David Littleproud MP.

“Our reforms will ensure applicants are competent in English, have been a permanent resident for at least four years and are committed to embracing Australian values,” Mr Littleproud said.

“English language proficiency is essential for economic participation.  It promotes integration into the Australian community and social cohesion.

“Also, a person’s conduct will be scrutinised and considered as part of the citizenship process because criminal activity – including violence against women and children – involvement in gangs or organised crime is not compatible with our Australian values.”

Mr Littleproud strongly supports the Coalition Government’s tough citizenship process and requirement stance that puts assimilation and our values at the heart of what it means to become Australian.

“I’ve been in constant contact with Immigration Minister Peter Dutton because I know how important this issue is to us,” he said.

“It’s not only crucial new citizens integrate and contribute to our nation but also that Australians have confidence in the process which determines whether someone is a suitable candidate for such an important privilege.

“Citizenship is at the heart of our national identity and it’s the foundation of our democracy. We must ensure our citizenship program is conducted in our national interest.”
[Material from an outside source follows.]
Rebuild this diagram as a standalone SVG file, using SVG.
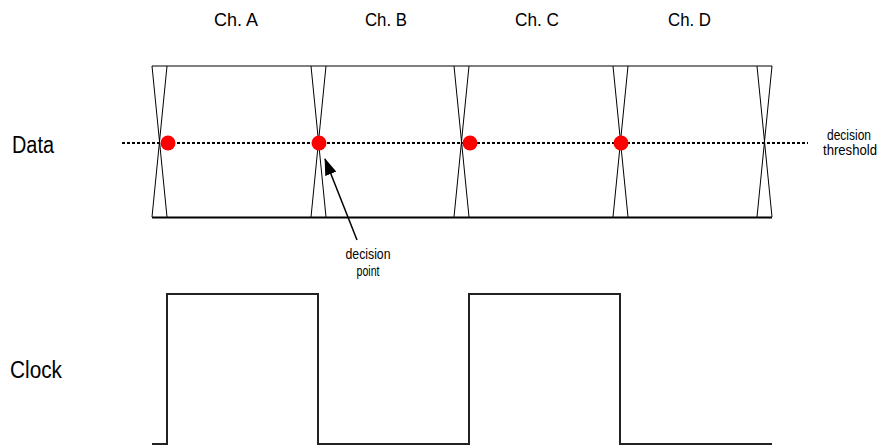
<svg xmlns="http://www.w3.org/2000/svg" width="889" height="448" viewBox="0 0 889 448">
  <style>
    text { font-family: "Liberation Sans", Arial, sans-serif; fill: #000; }
    .ch { font-size: 19px; }
    .big { font-size: 23px; }
    .small { font-size: 14px; }
    .eye { stroke: #000; stroke-width: 1; fill: none; }
    .dot { fill: #ff0000; }
  </style>
  <defs>
    <marker id="ah" viewBox="0 0 17 12" refX="16" refY="6" markerWidth="17" markerHeight="12" markerUnits="userSpaceOnUse" orient="auto">
      <path d="M0,0 L17,6 L0,12 Z" fill="#000"/>
    </marker>
  </defs>
  <rect width="889" height="448" fill="#fff"/>

  <g id="channel-labels">
    <text class="ch" x="214" y="26" textLength="44" lengthAdjust="spacingAndGlyphs">Ch. A</text>
    <text class="ch" x="365" y="26" textLength="42" lengthAdjust="spacingAndGlyphs">Ch. B</text>
    <text class="ch" x="515" y="26" textLength="44" lengthAdjust="spacingAndGlyphs">Ch. C</text>
    <text class="ch" x="668" y="26" textLength="43" lengthAdjust="spacingAndGlyphs">Ch. D</text>
  </g>

  <g id="row-labels">
    <text class="big" x="12" y="153" textLength="42" lengthAdjust="spacingAndGlyphs">Data</text>
    <text class="big" x="10" y="378" textLength="52" lengthAdjust="spacingAndGlyphs">Clock</text>
  </g>

  <g id="data-eye">
    <line x1="152" y1="66" x2="772" y2="66" stroke="#555" stroke-width="1.5"/>
    <line x1="152" y1="217.5" x2="772" y2="217.5" stroke="#000" stroke-width="2"/>
    <path class="eye" d="M152,66 L167,217 M167,66 L152,217
                         M311,66 L326,217 M326,66 L311,217
                         M454,66 L469,217 M469,66 L454,217
                         M613,66 L628,217 M628,66 L613,217
                         M757,66 L772,217 M772,66 L757,217"/>
  </g>

  <g id="threshold">
    <line x1="122" y1="143" x2="808" y2="143" stroke="#000" stroke-width="2" stroke-dasharray="3 2"/>
    <text class="small" x="849" y="140" text-anchor="middle" textLength="44" lengthAdjust="spacingAndGlyphs">decision</text>
    <text class="small" x="850" y="155" text-anchor="middle" textLength="54" lengthAdjust="spacingAndGlyphs">threshold</text>
  </g>

  <g id="decision-dots">
    <circle class="dot" cx="168" cy="143" r="7.5"/>
    <circle class="dot" cx="319" cy="143" r="7.5"/>
    <circle class="dot" cx="470" cy="143" r="7.5"/>
    <circle class="dot" cx="621" cy="143" r="7.5"/>
  </g>

  <g id="connectors">
    <line x1="357" y1="240" x2="325" y2="159" stroke="#000" stroke-width="1.5" marker-end="url(#ah)"/>
  </g>

  <g id="decision-point-label">
    <text class="small" x="368" y="259" text-anchor="middle" textLength="45" lengthAdjust="spacingAndGlyphs">decision</text>
    <text class="small" x="368" y="276" text-anchor="middle" textLength="23" lengthAdjust="spacingAndGlyphs">point</text>
  </g>

  <g id="clock">
    <path d="M152,444 L167,444 L167,294 L318,294 L318,444 L469,444 L469,294 L620,294 L620,444 L772,444" fill="none" stroke="#222" stroke-width="2"/>
  </g>
</svg>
The new requirements will apply to all new applications for Australian citizenship.

FAST FACTS

The reforms will include:

 Requiring all applicants to pass a stand-alone English test, involving reading, writing, listening and speaking;

Requiring applicants to have lived in Australia as a permanent resident for at least four years (instead of one year at present);

Strengthening the citizenship test itself with new and more meaningful questions which assess an applicant’s understanding of – and commitment to – our shared values and responsibilities;

Requiring applicants to show the steps they have taken to integrate into and contribute to the Australian community.  Examples include: Evidence of employment, membership of community organisations and school enrolment for all eligible children.

 Limiting the number of times an applicant can fail the citizenship test to three (at present there’s no limit to the number of times an applicant can fail the test); and

 Introducing an automatic fail for applicants who cheat during the citizenship test.